Springer Nature is a global academic publishing company that advances discovery by publishing trusted research. Following the 2015 merger and subsequent growth with the acquisition of products, the company’s workflows became inundated with multiple systems and different data models driving article submissions from authors – a key business process.
Data analysts across different teams would use several manual processes while navigating a complex ecosystem of multiple data stores to build an aggregate view of the business, identify trends and support data-driven decision-making.
This resulted in data silos, duplication of data due to multiple sources and difficulty in drawing insights to improve business processes. Data analysts struggled to derive business critical insights. This is where Sahaj stepped in.
A team of consultants from Sahaj built an aggregated submissions data model from different peer review systems for publishing scientific research papers. The objective was to aid and boost business teams’ efficiency while shielding them from changing data models or complexity in joining datasets, and eventually deliver better business outcomes
Unifying the Springer Nature Universe with Data Engineering
Consultants from Sahaj brought a product-thinking mindset to the table. The objective was to put the user first and design the product for self-service with focus on outcomes rather than outputs.
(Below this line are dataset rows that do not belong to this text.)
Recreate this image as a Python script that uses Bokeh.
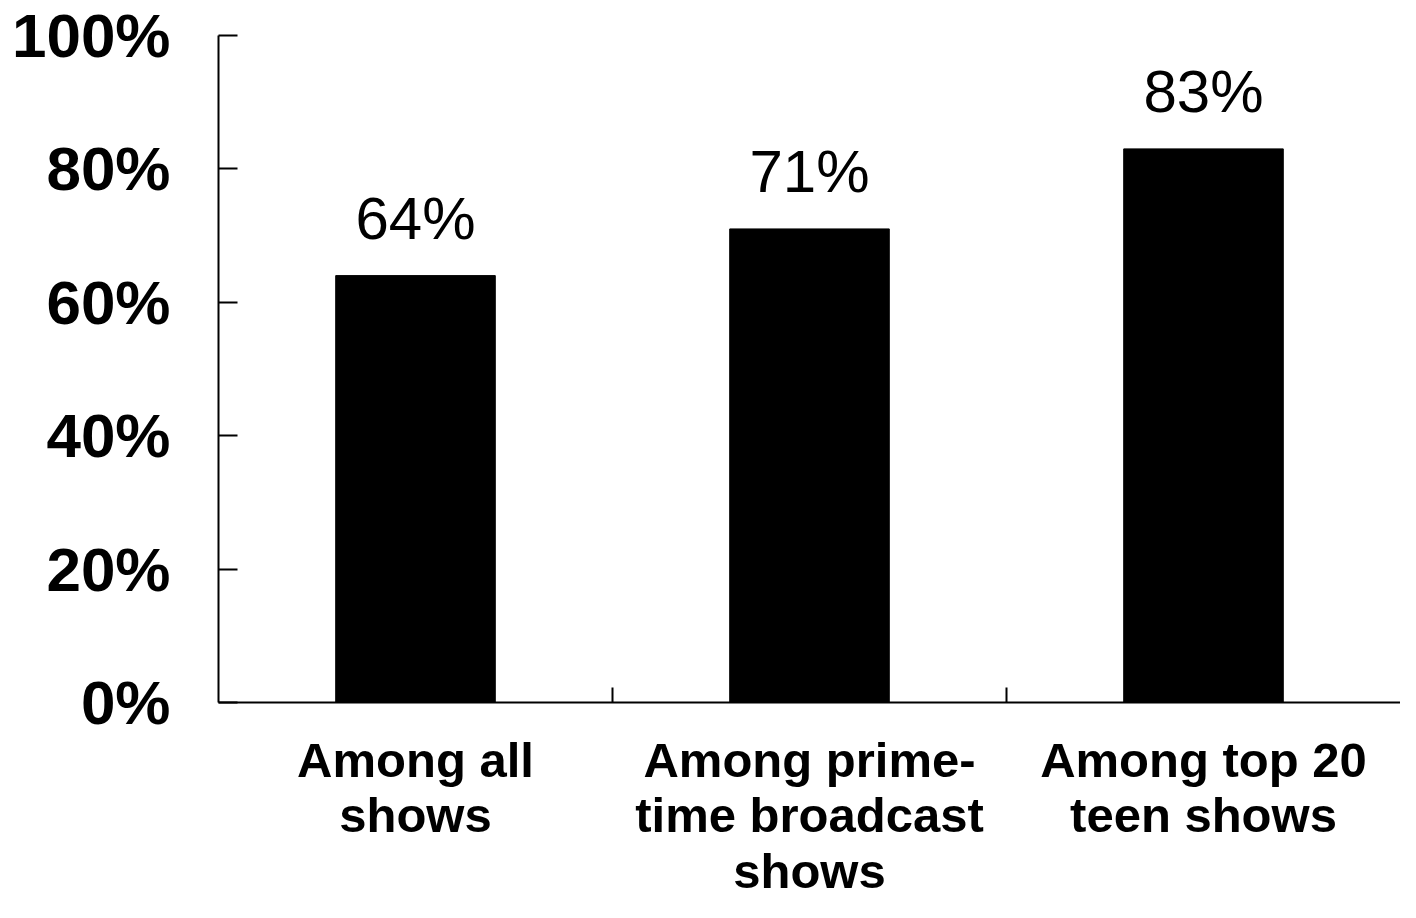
from bokeh.plotting import figure
from bokeh.models import Range1d, FixedTicker, PrintfTickFormatter, ColumnDataSource
from bokeh.core.properties import value
from bokeh.embed import file_html
from bokeh.resources import INLINE

categories = ["Among all\nshows", "Among prime-\ntime broadcast\nshows", "Among top 20\nteen shows"]
values = [64, 71, 83]
value_labels = ["64%", "71%", "83%"]
y_ticks = [0, 20, 40, 60, 80, 100]

positions = [i + 0.5 for i in range(len(categories))]
boundaries = list(range(1, len(categories)))

source = ColumnDataSource(dict(x=positions, top=values, label=value_labels))

FONT = "Liberation Sans"

p = figure(width=1400, height=902,
           x_range=Range1d(0, len(categories)), y_range=Range1d(0, 100),
           output_backend="svg", toolbar_location=None,
           min_border_left=218, min_border_right=0,
           min_border_top=35, min_border_bottom=200)
p.outline_line_color = None
p.grid.visible = False
p.background_fill_color = "white"
p.border_fill_color = "white"

p.vbar(x="x", top="top", bottom=0, width=0.405, source=source,
       fill_color="black", line_color="black")
p.text(x="x", y="top", text="label", source=source,
       text_align="center", text_baseline="alphabetic", y_offset=-57,
       text_font=value(FONT), text_font_size="60px", text_color="black")

# y axis
ya = p.yaxis[0]
ya.ticker = FixedTicker(ticks=y_ticks)
ya.formatter = PrintfTickFormatter(format="%d%%")
ya.axis_line_width = 2
ya.axis_line_color = "black"
ya.major_tick_line_width = 2
ya.major_tick_line_color = "black"
ya.major_tick_in = 19
ya.major_tick_out = 0
ya.minor_tick_line_color = None
ya.major_label_text_font = FONT
ya.major_label_text_font_style = "bold"
ya.major_label_text_font_size = "62px"
ya.major_label_text_color = "black"
ya.major_label_standoff = 48

# x axis
xa = p.xaxis[0]
xa.ticker = FixedTicker(ticks=positions, minor_ticks=boundaries)
xa.major_label_overrides = {pos: cat for pos, cat in zip(positions, categories)}
xa.axis_line_width = 2
xa.axis_line_color = "black"
xa.major_tick_line_color = None
xa.major_tick_in = 0
xa.major_tick_out = 0
xa.minor_tick_line_color = "black"
xa.minor_tick_line_width = 2
xa.minor_tick_in = 15
xa.minor_tick_out = 0
xa.major_label_text_font = FONT
xa.major_label_text_font_style = "bold"
xa.major_label_text_font_size = "49px"
xa.major_label_text_line_height = 1.03
xa.major_label_text_color = "black"
xa.major_label_text_align = "center"
xa.major_label_standoff = 30

open("out.html", "w").write(file_html(p, INLINE))
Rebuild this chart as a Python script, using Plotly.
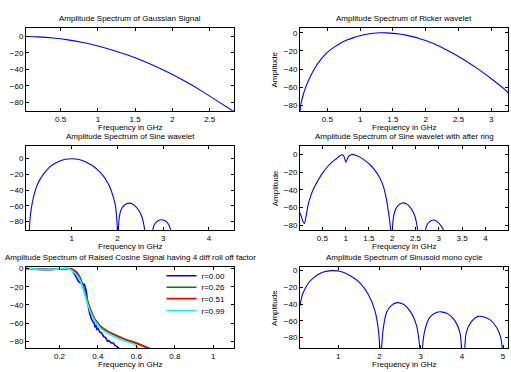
import plotly.graph_objects as go

# ---------------- data ----------------
gauss_f = [0.036, 0.2, 0.4, 0.6, 0.8, 1.0, 1.2, 1.4, 1.6, 1.8, 2.0, 2.2, 2.4, 2.6, 2.826]
gauss_db = [0, -0.5, -1.9, -4.2, -7.4, -11.6, -16.7, -22.7, -29.7, -37.6, -46.4, -56.1, -66.8, -78.4, -91.5]

ricker_f = [0.084, 0.1, 0.13, 0.17, 0.21, 0.3, 0.4, 0.5, 0.6, 0.7, 0.8, 0.9, 1.0, 1.1, 1.2, 1.3,
            1.4, 1.5, 1.6, 1.7, 1.8, 1.9, 2.0, 2.2, 2.4, 2.6, 2.8, 3.0, 3.2, 3.254]
ricker_db = [-86, -78, -69, -60, -53, -40, -29.5, -21.5, -16, -11.5, -8, -5.3, -3.3, -1.6, -0.5, 0,
             -0.1, -0.6, -1.4, -2.6, -4.2, -6.2, -8.5, -14.5, -22, -30.5, -40, -50.5, -62, -66]

sine_f = [0.073, 0.09, 0.12, 0.16, 0.22, 0.3, 0.4, 0.52, 0.62, 0.74, 0.86, 1.0, 1.14, 1.26, 1.38,
          1.48, 1.58, 1.69, 1.78, 1.84, 1.9, 1.95, 1.98, 2.0, None,
          2.02, 2.04, 2.08, 2.14, 2.2, 2.26, 2.32, 2.4, 2.48, 2.54, 2.58, 2.6, None,
          2.77, 2.8, 2.85, 2.9, 2.96, 3.02, 3.08, 3.13, 3.17]
sine_db = [-92, -76, -62, -50, -37.5, -27, -18.5, -10.5, -6.5, -3, -0.8, 0, -0.8, -3, -6.5,
           -10, -15, -22, -30, -37, -47, -58, -72, -92, None,
           -92, -75, -65, -60, -57.5, -56.7, -57.5, -61, -67, -75, -85, -92, None,
           -92, -85, -81, -78.7, -77.9, -78.5, -81, -85, -92]

ring_f = [0.021, 0.05, 0.08, 0.114, 0.15, 0.19, 0.236, 0.3, 0.379, 0.48, 0.593, 0.7, 0.807, 0.87,
          0.914, 0.96, 1.007, 1.06, 1.129, 1.2, 1.307, 1.42, 1.52, 1.63, 1.73, 1.81, 1.87, 1.94, 1.97, None,
          2.0, 2.03, 2.08, 2.15, 2.22, 2.3, 2.38, 2.45, 2.51, 2.55, None,
          2.71, 2.74, 2.8, 2.88, 2.95, 3.02, 3.08, 3.11]
ring_db = [-66, -70, -75, -78, -70, -58, -49, -40, -32, -23, -15, -9, -4.5, -1.8,
           -0.3, -1.5, -8.7, -2.5, 0, -0.5, -3, -7, -11.3, -18, -26, -36, -49, -72, -87, None,
           -87, -70, -61, -56.5, -54.7, -55.5, -59, -65, -74, -87, None,
           -87, -80, -76, -74, -75, -78.5, -83, -87]

rc_f_r000 = [0.026, 0.06, 0.1, 0.15, 0.2, 0.24, 0.26, 0.27, 0.28, 0.29, 0.30, 0.31, 0.32, 0.33, 0.34,
             0.345, 0.355, 0.365, 0.375, 0.38, 0.385, 0.39, 0.395, 0.40, 0.41, 0.42, 0.43, 0.44, 0.45,
             0.46, 0.47, 0.48, 0.49, 0.50, 0.51, 0.52]
rc_db_r000 = [0, -0.3, -1, -1, -0.3, 0, -0.5, -3, -7, -11, -14.5, -16, -16.5, -17.5, -25,
              -35, -47, -55, -59, -60, -64, -63, -67, -66, -70, -71, -75, -76, -80,
              -80, -82, -82, -85, -86, -88, -90]

rc_f_r026 = [0.026, 0.06, 0.1, 0.15, 0.2, 0.25, 0.27, 0.29, 0.30, 0.31, 0.32, 0.33, 0.34, 0.35, 0.36,
             0.37, 0.38, 0.39, 0.40, 0.413, 0.45, 0.50, 0.55, 0.587, 0.63, 0.68]
rc_db_r026 = [0, -0.3, -1, -1, -0.3, 0, -1, -4, -7, -11, -17, -24, -31, -38, -44,
              -49.5, -54, -57.5, -60, -63.5, -69, -74, -78.5, -81, -84.5, -89]

rc_f_r051 = [0.026, 0.06, 0.1, 0.15, 0.2, 0.25, 0.27, 0.29, 0.30, 0.31, 0.32, 0.33, 0.34, 0.35, 0.36,
             0.37, 0.38, 0.39, 0.40, 0.413, 0.45, 0.50, 0.55, 0.587, 0.63, 0.675]
rc_db_r051 = [0, -0.3, -1, -1, -0.3, 0, -1.2, -5, -8, -12.5, -18.5, -25.5, -32, -39, -45,
              -50, -54.5, -58, -60.5, -64, -69.5, -74.5, -79, -81.5, -85, -89]

rc_f_r099 = [0.026, 0.06, 0.1, 0.15, 0.2, 0.24, 0.26, 0.28, 0.30, 0.31, 0.32, 0.33, 0.34, 0.35, 0.36,
             0.37, 0.38, 0.39, 0.40, 0.413, 0.45, 0.50, 0.55, 0.587, 0.62]
rc_db_r099 = [0, -0.3, -1, -1, -0.3, 0, -1.5, -5, -10, -14, -20, -27, -34, -41, -47,
              -52, -56, -59.5, -62, -65.5, -71, -76.5, -80.5, -83.3, -89]

mono_f = [0.07, 0.12, 0.19, 0.28, 0.39, 0.5, 0.64, 0.84, 1.04, 1.28, 1.53, 1.73, 1.89, 1.97, 2.01, None,
          2.05, 2.09, 2.17, 2.29, 2.43, 2.58, 2.74, 2.9, 2.98, None,
          3.04, 3.1, 3.22, 3.38, 3.5, 3.67, 3.83, 3.95, 3.99, None,
          4.07, 4.11, 4.23, 4.39, 4.52, 4.68, 4.84, 4.94, 4.98]
mono_db = [-42, -30, -22, -14.5, -9, -5, -1.6, 0, -0.8, -5.9, -14.8, -28.5, -48, -69.5, -93, None,
           -93, -69.5, -50, -41.4, -38.2, -40.2, -48, -65.6, -93, None,
           -93, -71.4, -55.8, -50, -49.2, -51.9, -59.7, -73.4, -93, None,
           -93, -73.4, -60.9, -54.6, -55, -58.5, -67.5, -79, -93]

rc_labels = ["r=0.00", "r=0.26", "r=0.51", "r=0.99"]
rc_colors = ["#0000ff", "#008000", "#ff0000", "#00ffff"]

titles = ["Amplitude Spectrum of Gaussian Signal",
          "Amplitude Spectrum of Ricker wavelet",
          "Amplitude Spectrum of Sine wavelet",
          "Amplitude Spectrum of Sine wavelet with after ring",
          "Amplitude Spectrum of Raised Cosine Signal having 4 diff roll off factor",
          "Amplitude Spectrum of Sinusoid mono cycle"]
xlabel = "Frequency in GHz"
ylabel = "Amplitude"

x_ranges = [[0.036, 2.826], [0.084, 3.254], [0.0, 4.55], [0.021, 4.486], [0.026, 1.108], [0.07, 5.12]]
y_ranges = [[-91.2, 10.5], [-86.5, 5.5], [-91.5, 16], [-85.7, 9.4], [-88.1, 1.4], [-92.9, 3.9]]
x_ticks = [[0.5, 1, 1.5, 2, 2.5], [0.5, 1, 1.5, 2, 2.5, 3], [1, 2, 3, 4],
           [0.5, 1, 1.5, 2, 2.5, 3, 3.5, 4], [0.2, 0.4, 0.6, 0.8, 1], [1, 2, 3, 4, 5]]
y_ticks = [-80, -60, -40, -20, 0]

# ---------------- layout geometry ----------------
W, H = 511, 372
col_px = [(26, 234), (300, 508)]
row_px = [(25, 109.3), (144.3, 229.3), (266.5, 348.3)]

FONT = "Liberation Sans, Arial, Helvetica, sans-serif"
fig = go.Figure()

blue = "#0000ff"
series = [(gauss_f, gauss_db), (ricker_f, ricker_db), (sine_f, sine_db), (ring_f, ring_db), None, (mono_f, mono_db)]

for i in range(6):
    n = "" if i == 0 else str(i + 1)
    if series[i] is not None:
        fx, fy = series[i]
        fig.add_trace(go.Scatter(x=fx, y=fy, mode="lines", line=dict(color=blue, width=1.1, shape="spline", smoothing=0.8),
                                 xaxis="x" + n, yaxis="y" + n, showlegend=False, hoverinfo="skip"))

rc_data = [(rc_f_r000, rc_db_r000), (rc_f_r026, rc_db_r026), (rc_f_r051, rc_db_r051), (rc_f_r099, rc_db_r099)]
legend_y_px = [275, 286.5, 298, 310]
for k, (fx, fy) in enumerate(rc_data):
    lg = "legend" if k == 0 else "legend" + str(k + 1)
    fig.add_trace(go.Scatter(x=fx, y=fy, mode="lines", name=rc_labels[k],
                             line=dict(color=rc_colors[k], width=1.6, shape="spline" if k else "linear", smoothing=0.6),
                             xaxis="x5", yaxis="y5", legend=lg, hoverinfo="skip"))

layout = dict(width=W, height=H, margin=dict(l=0, r=0, t=0, b=0),
              paper_bgcolor="white", plot_bgcolor="white",
              font=dict(family=FONT, size=8, color="black"), showlegend=True)

for i in range(6):
    r, c = divmod(i, 2)
    x0, x1 = col_px[c]
    y0, y1 = row_px[r]
    n = "" if i == 0 else str(i + 1)
    common = dict(ticks="inside", ticklen=3, tickwidth=1, tickcolor="black", showline=True,
                  linecolor="black", linewidth=1, mirror="ticks", showgrid=False, zeroline=False,
                  tickfont=dict(size=8, color="black", family=FONT))
    layout["xaxis" + n] = dict(domain=[x0 / W, x1 / W], range=x_ranges[i], tickvals=x_ticks[i],
                               anchor="y" + n, **common)
    layout["yaxis" + n] = dict(domain=[1 - y1 / H, 1 - y0 / H], range=y_ranges[i], tickvals=y_ticks,
                               anchor="x" + n, **common)

for k in range(4):
    lg = "legend" if k == 0 else "legend" + str(k + 1)
    layout[lg] = dict(x=161.5 / W, xanchor="left", y=1 - legend_y_px[k] / H, yanchor="middle",
                      bgcolor="rgba(0,0,0,0)", borderwidth=0, font=dict(size=8, family=FONT, color="black"),
                      itemwidth=30)

fig.update_layout(**layout)

ann = []
for i in range(6):
    r, c = divmod(i, 2)
    x0, x1 = col_px[c]
    y0, y1 = row_px[r]
    cx = (x0 + x1) / 2 / W
    ann.append(dict(text=titles[i], x=cx, y=1 - (y0 - 9.5) / H, xref="paper", yref="paper",
                    xanchor="center", yanchor="middle", showarrow=False, font=dict(size=8, family=FONT)))
    ann.append(dict(text=xlabel, x=cx, y=1 - (y1 + 16) / H, xref="paper", yref="paper",
                    xanchor="center", yanchor="middle", showarrow=False, font=dict(size=8, family=FONT)))
    if c == 1:
        ann.append(dict(text=ylabel, x=275 / W, y=1 - (y0 + y1) / 2 / H, xref="paper", yref="paper",
                        xanchor="center", yanchor="middle", textangle=-90, showarrow=False,
                        font=dict(size=8, family=FONT)))
fig.update_layout(annotations=ann)

fig.write_html("out.html", config={"displayModeBar": False, "staticPlot": True},
               post_script="document.body.style.margin='0';document.body.style.padding='0';"
                           "document.body.style.overflow='hidden';")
The approach was rooted in foundational data architecture principles including distributed data ownership, robust data governance, prioritised data quality and the adoption of open standards to mitigate vendor lock-in and foster seamless interoperability.
Below is a very high-level simplified view of the data landscape before Sahaj partnered with Springer Nature. Numerous data sources across the landscape made it tough for teams to compile consistent reports.
The team crafted a solution that would provide a single unified view of submissions across the business. This is how the data landscape evolved following Sahaj’s partnership with Springer Nature:
Core components of the solution included:
Automated Data pipelines to extract load and transform data from multiple submissions systems into a single data product with essential data elements that would allow several consumer-driven representations by combining with other available data products.
Data product built with embedded non-functional requirements and data quality attributes such as freshness of data, data lineage, alerts, monitoring and self-service support for the consumers. Data pipelines have been in production for over a year now; earlier, there were 1-2 production incidents per month on an average, all of which were reported by automated alerts and monitoring solutions in place. Time to resolution was about 8 hours on an average to detect and release a fix into production.
For the tech stack, we chose dbt for efficient, best-practice data transformation and model management. Apache Airflow was used to automate workflows for efficient data processing and scheduling, and providing a powerful, reliable solution for managing pipelines. re_data enabled upfront observability, helping us catch and rectify bad data in pipelines, ensuring a reliable end product.